6) Backpressure and Flow Control Mechanisms
Backpressure = automatic flow control. When downstream is full, upstream pauses; when it drains, upstream resumes.
- Every stream keeps an internal buffer capped by
highWaterMark - If the writer’s buffer exceeds its
highWaterMark, it signals “I’m full” - The batcher and parser stop pulling more data
- The HTTP upload (or file read) naturally throttles memory stays flat
Useful Defaults
- Byte streams (file/network)
highWaterMark: ~tens of KiB (commonly ~64 KiB for file reads) - Object mode (rows/batches)
highWaterMark: 16 items by default usually perfect
sequenceDiagram
participant U as Upload
participant P as Parser (rows)
participant B as Batcher (arrays)
participant W as DB Writer
participant D as Database
U->>P: chunks (bytes)
P->>B: rows
B->>W: batch
W->>D: insert
alt DB slow -> Writer fills
W-->>B: buffer full (over hwm)
B-->>P: pause
P-->>U: slow intake
else DB recovers
W-->>B: drain
B-->>P: resume
P-->>U: normal intake
end
When Will You Feel It?
- During spikes (DB gets busy), the pipeline self-throttles
- You’ll see throughput dip smoothly instead of memory exploding
7) Complete Pipeline Implementation
Minimal conceptual wiring (kept readable):
import { pipeline } from 'stream/promises';
import { parse } from 'csv-parse';
async function handleCsvStream(fileStream, insertMany) {
await pipeline(
fileStream,
parse({ columns: true, trim: true, skip_empty_lines: true }),
batcher(1000),
dbWriter({ concurrency: 4, insertMany })
);
}
What Happens to the File End-to-End?
- Upload: bytes arrive; Node reads chunks
- Parser: reconstructs rows across chunk boundaries
- Batcher: groups rows into batches (e.g., 1000)
- Writer: performs bounded bulk inserts
- Backpressure: if the DB lags, everything slows safely without growing memory
8) Horizontal Scaling with Worker Queues
A single process can only go so fast.
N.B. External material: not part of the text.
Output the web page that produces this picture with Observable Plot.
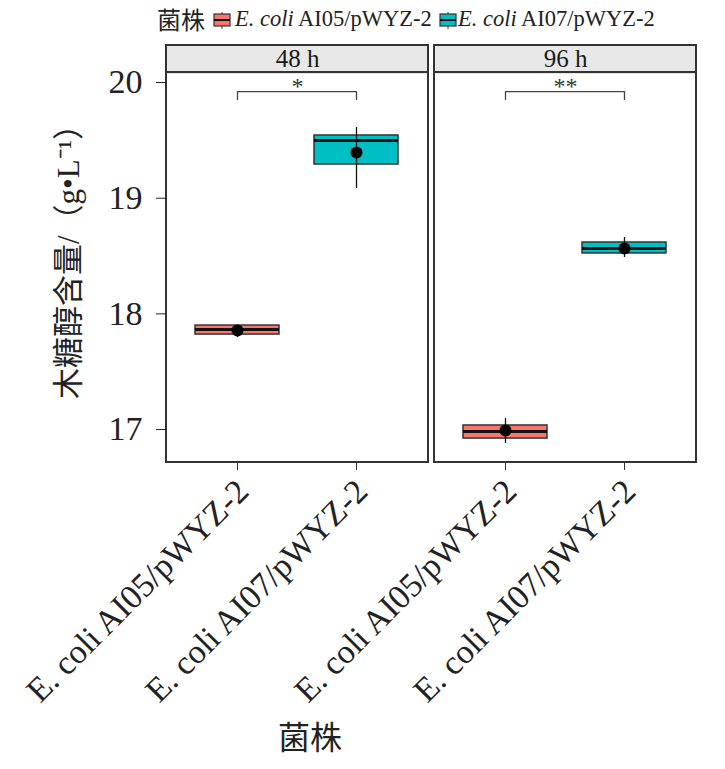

For multiple large uploads or multi-GB files, decouple ingest from processing and add parallel workers.
Pattern
- Upload → parse → batch → publish jobs to a queue
- Multiple workers consume jobs in parallel
- Each worker writes with bounded concurrency
graph TD
Ingest["Upload & Parse"] -->|Emit Batches| Q["Queue<br/>(Redis/Kafka)"]
Q --> W1["Worker 1"]
Q --> W2["Worker 2"]
Q --> W3["Worker N"]
W1 --> DB[("Database")]
W2 --> DB
W3 --> DB
Your CSV’s batches now flow through a queue to workers. Add workers to raise throughput while keeping each one stable.
Conclusion: Building Production-Ready File Import Systems
Implementing streaming architecture for file imports transforms a fragile, memory-intensive process into a robust, scalable system. Here are the key principles that make it work:
Core Benefits of Streaming File Processing
- Constant Memory Usage: Memory stays flat regardless of file size (bytes → Buffers, not entire files)
- Fault Tolerance: Parsing reconstructs rows safely across arbitrary chunk boundaries
- Database Efficiency: Batching turns 200k individual writes into ~200 efficient bulk operations
- Rate Limiting: Bounded concurrency keeps your database busy but not overwhelmed
- Automatic Flow Control: Backpressure + highWaterMark make the entire pipeline self-regulating
Design this streaming pipeline once, and large file imports stop being a crisis. They become routine operations that scale gracefully with your application growth.